Bell like pizzicato chords punctuate this movement, contrasting with more sustained melodic ideas. Brief fragments of Wie schön leuchtet der Morgenstern and (on high cello at the end) Es ist ein Ros’ entsprungen emerge fleetingly and in different tunings through the music.

II – resonet [‘let it resound’]

As indicated by the title much of the harmony of this piece is derived from the resonance of old German church bells.  However none of the attacks of these harmonies is particularly bell like (many of them start quietly).  The linear melodies are distantly derived from the carol Resonet in Laudibus, amongst others.

III - schön leuchtet [‘brightly shines’]

The bright textures and dancing meter of this movement refer both to its title and to the bright sonorities of the ‘Zimbelsterne’, star-shaped circles of bells rotated on old German organs to give the effect of a carillon whilst music is being played.  (These bells are most commonly used at Christmas). Much use is made of bright plucked harmonics and tremolos.

IV – ein Kind geboren [‘a Child is born’]

A largely slow, meditative movement exploring the more sombre colours of the quartet.  No vibrato is used; the melodies are slowed down so much that they cannot be heard melodically at all.  The loud sound just before the end perhaps represents the birth.

V – O Engel, kommt! [‘O Angels, come hither!]

Sharp attacks in chords of two or more pitches are contrasted with scurrying textures at increasingly faster speeds.

VI – Gaudete! [‘Rejoice!’]

This is the only movement entirely in normal tuning. The bell chord at the opening recurs many times through the movement, each reappearance triggering a progressively longer span of intervening music. So although the tempo does not slow down, the movement is in effect a long retard. The jerky rhythms of this movement are directly inspired by the joyously chaotic rhythms of German bell ringing.

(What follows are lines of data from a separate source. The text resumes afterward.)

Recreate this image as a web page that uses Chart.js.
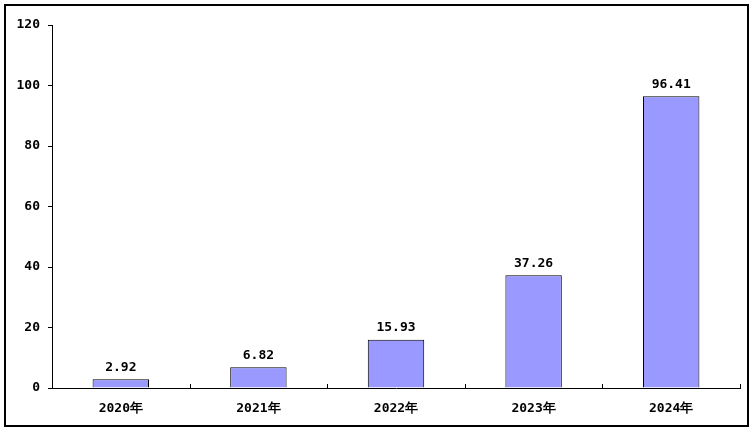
<!DOCTYPE html>
<html>
<head>
<meta charset="utf-8">
<script src="https://cdn.jsdelivr.net/npm/chart.js@4"></script>
<style>
    body { margin: 0; background: #fff; }
    #wrap { position: relative; width: 755px; height: 432px; }
</style>
</head>
<body>
<div id="wrap"><canvas id="myChart" width="755" height="432"></canvas></div>
<script>
const years = ['2020年', '2021年', '2022年', '2023年', '2024年']
const values = [2.92, 6.82, 15.93, 37.26, 96.41]
const yTicks = [0, 20, 40, 60, 80, 100, 120]

const labelFont = 'bold 13px "DejaVu Sans Mono", monospace'

// outer frame, inward x ticks and value labels
const extras = {
    id: 'extras',
    afterDraw(chart) {
        const ctx = chart.ctx
        const x = chart.scales.x
        ctx.save()
        ctx.strokeStyle = '#000'
        ctx.lineWidth = 2
        ctx.strokeRect(5, 5, 743, 421)

        ctx.lineWidth = 1
        ctx.beginPath()
        for (let i = 0; i <= years.length; i++) {
            const px = Math.round(x.getPixelForValue(i - 0.5)) + 0.5
            ctx.moveTo(px, x.top)
            ctx.lineTo(px, x.top - 4)
        }
        ctx.stroke()

        ctx.fillStyle = '#000'
        ctx.font = labelFont
        ctx.textAlign = 'center'
        ctx.textBaseline = 'middle'
        chart.getDatasetMeta(0).data.forEach((bar, i) => {
            ctx.fillText(values[i].toFixed(2), bar.x, bar.y - 12)
        })
        ctx.restore()
    }
}

const myChart = new Chart(document.getElementById('myChart'), {
    type: 'bar',
    data: {
        labels: years,
        datasets: [{
            data: values,
            backgroundColor: '#9999FF',
            borderColor: '#000',
            borderWidth: 1,
            barPercentage: 0.82,
            categoryPercentage: 0.5
        }]
    },
    options: {
        responsive: false,
        animation: false,
        events: [],
        layout: { padding: { top: 25, right: 15, left: 0, bottom: 0 } },
        plugins: { legend: { display: false }, tooltip: { enabled: false } },
        scales: {
            x: {
                grid: { display: false },
                border: { display: true, color: '#000', width: 1 },
                ticks: { color: '#000', font: { family: '"DejaVu Sans Mono", monospace', size: 13, weight: 'bold' }, padding: 5 },
                afterFit(s) { s.height = 44 }
            },
            y: {
                min: 0,
                max: 120,
                afterBuildTicks(s) { s.ticks = yTicks.map(v => ({ value: v })) },
                grid: { drawOnChartArea: false, drawTicks: true, tickLength: 4, color: '#000' },
                border: { display: true, color: '#000', width: 1 },
                ticks: { color: '#000', font: { family: '"DejaVu Sans Mono", monospace', size: 13, weight: 'bold' }, padding: 8 },
                afterFit(s) { s.width = 52 }
            }
        }
    },
    plugins: [extras]
})
</script>
</body>
</html>
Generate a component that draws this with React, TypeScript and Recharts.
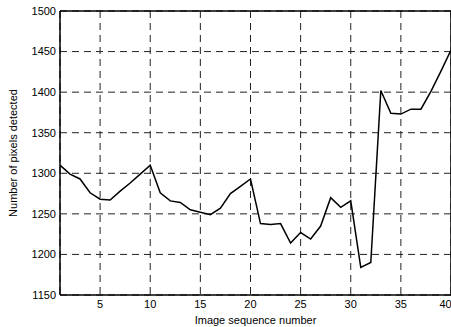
import { LineChart, Line, XAxis, YAxis, CartesianGrid, Label, ReferenceLine } from "recharts";

const frames = [
  1, 2, 3, 4, 5, 6, 7, 8, 9, 10, 11, 12, 13, 14, 15, 16, 17, 18, 19, 20,
  21, 22, 23, 24, 25, 26, 27, 28, 29, 30, 31, 32, 33, 34, 35, 36, 37, 38, 39, 40,
];
const pixels = [
  1310, 1299, 1293, 1276, 1268, 1267, 1278, 1288, 1299, 1310,
  1276, 1266, 1264, 1255, 1252, 1249, 1257, 1275, 1284, 1293,
  1238, 1237, 1238, 1214, 1227, 1219, 1235, 1270, 1258, 1266,
  1184, 1190, 1402, 1374, 1373, 1379, 1379, 1401, 1426, 1452,
];
const xTicks = [5, 10, 15, 20, 25, 30, 35, 40];
const yTicks = [1150, 1200, 1250, 1300, 1350, 1400, 1450, 1500];

const data = frames.map((f, i) => ({ frame: f, count: pixels[i] }));

const font = { fill: "#000", fontSize: 11, fontFamily: "Liberation Sans, Arial, sans-serif" };

export default function App() {
  return (
    <div style={{ position: "absolute", left: 0, top: 0, width: 451, height: 327, background: "#fff" }}>
      <LineChart
        width={451}
        height={327}
        data={data}
        margin={{ top: 11, right: 0, bottom: 0, left: 0 }}
      >
        <CartesianGrid stroke="#222" strokeDasharray="7 5" strokeWidth={1} />
        <XAxis
          dataKey="frame"
          type="number"
          domain={[1, 40]}
          ticks={xTicks}
          tick={font}
          tickSize={0}
          tickMargin={5}
          axisLine={{ stroke: "#000", strokeWidth: 1.5 }}
          height={32}
          allowDataOverflow
        >
          <Label value="Image sequence number" position="insideBottom" offset={3} style={font} />
        </XAxis>
        <YAxis
          type="number"
          domain={[1150, 1500]}
          ticks={yTicks}
          tick={font}
          tickSize={0}
          tickMargin={4}
          axisLine={{ stroke: "#000", strokeWidth: 1.5 }}
          width={60}
          allowDataOverflow
        >
          <Label
            value="Number of pixels detected"
            angle={-90}
            position="insideLeft"
            offset={13}
            style={{ ...font, textAnchor: "middle" }}
          />
        </YAxis>
        <ReferenceLine y={1500} stroke="#000" strokeWidth={1.5} />
        <ReferenceLine x={40} stroke="#000" strokeWidth={1.5} />
        <Line
          type="linear"
          dataKey="count"
          stroke="#000"
          strokeWidth={1.5}
          dot={false}
          isAnimationActive={false}
        />
      </LineChart>
    </div>
  );
}
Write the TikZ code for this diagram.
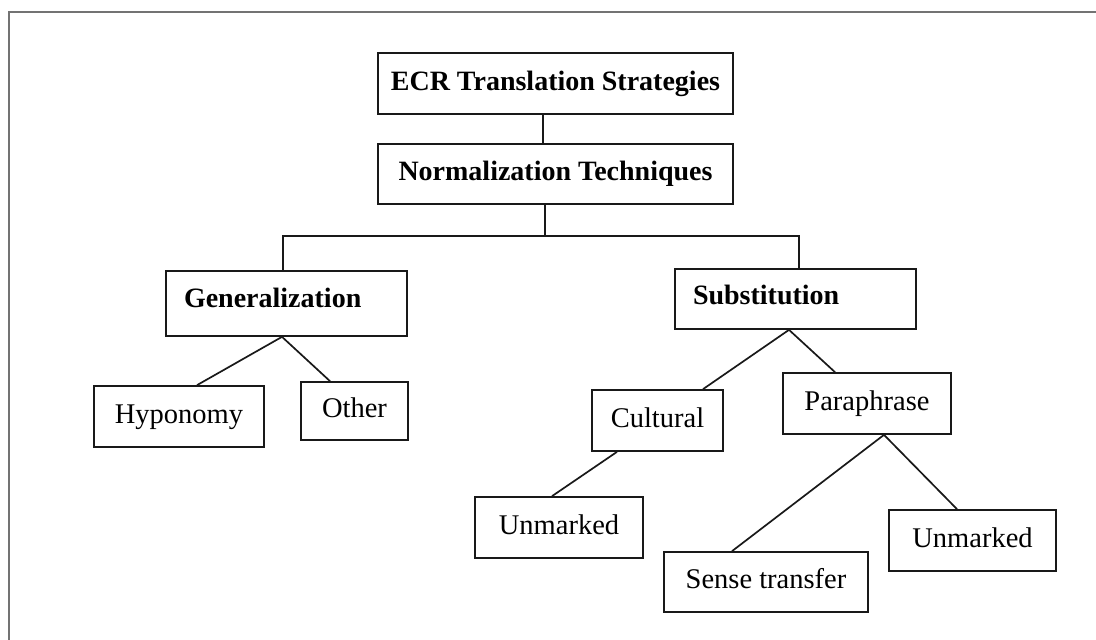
\documentclass[tikz,border=0pt]{standalone}
\usepackage{fontspec}
\setmainfont{Liberation Serif}
\begin{document}
\begin{tikzpicture}[x=1pt,y=-1pt,
  box/.style={draw=black!90, line width=1.7pt, rectangle, inner sep=0pt,
    font=\fontsize{28.5}{34}\selectfont, text height=19pt, text depth=6pt},
  headbox/.style={box, font=\fontsize{28}{34}\selectfont\bfseries},
  leftbox/.style={headbox, align=left, inner xsep=18pt, text width=#1},
  link/.style={draw=black!90, line width=1.7pt},
  frameline/.style={draw=black!55, line width=2pt}]
\useasboundingbox (0,0) rectangle (1096,640);
% outer frame (top and left edges only)
\draw[frameline] (9,640) -- (9,12) -- (1096,12);

% nodes
\node[headbox, minimum width=355pt, minimum height=61pt] (ecr) at (555.5,83.5) {ECR Translation Strategies};
\node[headbox, minimum width=355pt, minimum height=60pt] (norm) at (555.5,174) {Normalization Techniques};
\node[leftbox=205pt, minimum width=241pt, minimum height=65pt, text depth=12pt] (gen) at (286.5,303.5) {Generalization};
\node[leftbox=205pt, minimum width=241pt, minimum height=60pt, text depth=9pt] (sub) at (795.5,299) {Substitution};
\node[box, minimum width=170pt, minimum height=61pt] (hypo) at (179,416.5) {Hyponomy};
\node[box, minimum width=107pt, minimum height=58pt] (other) at (354.5,411) {Other};
\node[box, minimum width=131pt, minimum height=61pt] (cult) at (657.5,420.5) {Cultural};
\node[box, minimum width=168pt, minimum height=61pt] (para) at (867,403.5) {Paraphrase};
\node[box, minimum width=168pt, minimum height=61pt] (unmA) at (559,527.5) {Unmarked};
\node[box, minimum width=204pt, minimum height=60pt] (sense) at (766,582) {Sense transfer};
\node[box, minimum width=167pt, minimum height=61pt] (unmB) at (972.5,540.5) {Unmarked};

% bus joining the two technique branches
\coordinate (bus) at (545,236);

% connectors
\draw[link] ([xshift=-12.5pt]ecr.south) -- ([xshift=-12.5pt]norm.north);
\draw[link] ([xshift=-10.5pt]norm.south) -- (bus);
\draw[link] ([xshift=-3.5pt]gen.north) |- (bus) -| ([xshift=3.5pt]sub.north);
\draw[link] ([xshift=-4.5pt]gen.south) -- ([xshift=18pt]hypo.north);
\draw[link] ([xshift=-4.5pt]gen.south) -- ([xshift=-24.5pt]other.north);
\draw[link] ([xshift=-6.5pt]sub.south) -- ([xshift=45.5pt]cult.north);
\draw[link] ([xshift=-6.5pt]sub.south) -- ([xshift=-32pt]para.north);
\draw[link] ([xshift=-40.5pt]cult.south) -- ([xshift=-7pt]unmA.north);
\draw[link] ([xshift=17pt]para.south) -- ([xshift=-34pt]sense.north);
\draw[link] ([xshift=17pt]para.south) -- ([xshift=-15.5pt]unmB.north);
\end{tikzpicture}
\end{document}
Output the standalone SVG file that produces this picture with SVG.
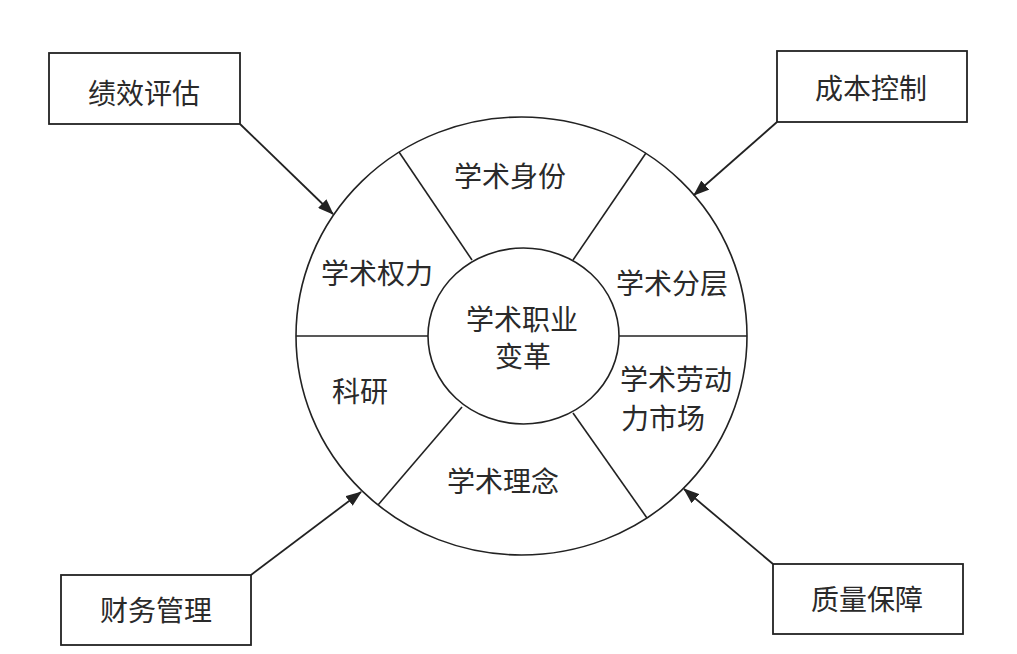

VII – Lieblich, freundlich… [‘Dearly, friendly…’]

A surreal yet serene epilogue.  A nearly complete statement (again in altered tuning) of Wie schön leuchtet der Morgenstern is shared between the viola and cello, the former with tremolo bowing, the latter playing harmonic pizzicato.  The music lulls itself to sleep…


String Quartet No. 2 ‘300 Weihnachtslieder’ is dedicated to the Arditti String Quartet, lieblich, freundlich…


Julian Anderson


‘A remarkable, immensely demanding piece. Its sheer richness, range of expression and intensity suggest that perhaps the opera [Thebans] was a musical watershed for the composer, and that achieving it has opened up a whole new range of musical possibilities… [Sound spectra] colour and flavour the music in an indefinable way, adding an elusive dimension to Anderson’s fiercely demanding quartet writing.’
The Guardian (Andrew Clements), 16 May 2014
‘The music has a light touch, using non-standard tuning and effects such as “vertical bowing” to create a world of reflections where nothing is quite as it seems. The carols emerge as glimpses of something substantial in a prism of flickering lights; or the echoes of distant bells delicately ringing in the season; or, at the end, a nostalgic epilogue that evaporates into a haze of tremolos, pizzicatos and harmonics. There are seven movements, totalling not much more than a quarter of an hour, so the overall effect is rather fragmentary, but the quartet creates an alluring world of its own. It is getting on for 20 years since the ever expert Arditti Quartet suggested to Anderson that he should write a work for them. They should feel it was worth the wait.’